Sculpting Features from Noise: Reward-Guided Hierarchical Diffusion for Task-Optimal Feature Transformation
Nanxu Gong, Zijun Li, Sixun Dong, Haoyue Bai, Wangyang Ying, Xinyuan Wang, Yanjie Fu
TL;DR
DIFFT reframes feature transformation as a reward-guided generative task that learns a compact embedding of feature sets via a VAE, samples task-relevant embeddings with a Latent Diffusion Model conditioned on tabular structure, and uses a reward-guided evaluator to steer diffusion toward high-performing transformations. A semi-autoregressive decoder then reconstructs discrete feature sets from the embeddings, enabling efficient parallel generation across features. Across 14 benchmark datasets, DIFFT delivers consistent improvements in predictive accuracy and robustness while reducing training and inference time compared with state-of-the-art baselines. By combining global distribution learning with task-specific optimization, it overcomes the limitations of discrete and continuous FT searches and offers a scalable, task-aware solution for feature engineering in tabular data.
Abstract
Feature Transformation (FT) crafts new features from original ones via mathematical operations to enhance dataset expressiveness for downstream models. However, existing FT methods exhibit critical limitations: discrete search struggles with enormous combinatorial spaces, impeding practical use; and continuous search, being highly sensitive to initialization and step sizes, often becomes trapped in local optima, restricting global exploration. To overcome these limitations, DIFFT redefines FT as a reward-guided generative task. It first learns a compact and expressive latent space for feature sets using a Variational Auto-Encoder (VAE).
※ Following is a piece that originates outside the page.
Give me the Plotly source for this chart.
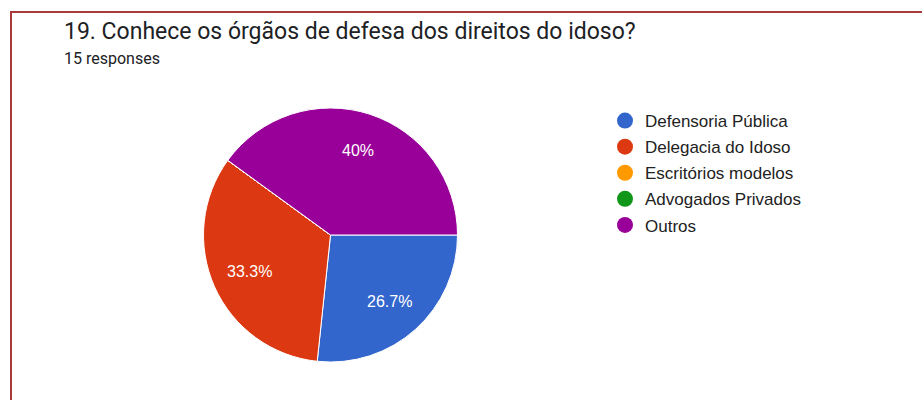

A Latent Diffusion Model (LDM) then navigates this space to generate high-quality feature embeddings, its trajectory guided by a performance evaluator towards task-specific optima. This synthesis of global distribution learning (from LDM) and targeted optimization (reward guidance) produces potent embeddings, which a novel semi-autoregressive decoder efficiently converts into structured, discrete features, preserving intra-feature dependencies while allowing parallel inter-feature generation. Extensive experiments on 14 benchmark datasets show DIFFT consistently outperforms state-of-the-art baselines in predictive accuracy and robustness, with significantly lower training and inference times.